Lowe sees another great advantage in HNA setting up the Hong Kong subsidiary: It can help resolve a remarkable clash between Chinese buyers' expectations and the regulator's rules. Chinese buyers of almost any general aviation aircraft, including business jets, tend to approach the transaction as they would when ordering a new car—they want it next week. And while the buyers are unusually anxious to hop in and fly, the Civil Aviation Administration of China is unusually slow in registering their aircraft. The process can take six to eight months, says Lowe.

This creates an opportunity in first registering an aircraft outside of mainland China and flying it from a Hong Kong site until its Chinese registration is ready. Lowe's former employer, Business Aviation Asia, does that, and Hongkong Jet offers that service, too. Buchholz says its customer base is split fairly evenly among Hong Kong, mainland China and Southeast Asia, where some of the aircraft are located.

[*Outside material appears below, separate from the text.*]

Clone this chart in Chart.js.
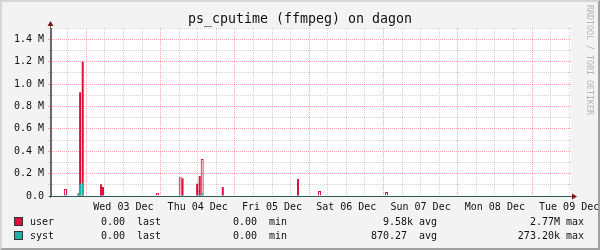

Despite the awkwardness of flying in China with private aircraft that are not registered there, some mainland customers prefer to keep their aircraft in Hong Kong indefinitely. Operators of non-mainland aircraft normally need to file flight plans two working days before taking off in China—largely eliminating the flexibility that is one of the greatest advantages of a bizjet. And after seven internal flights, the aircraft must leave China. That may not be such a problem for clients who often need to fly abroad, however.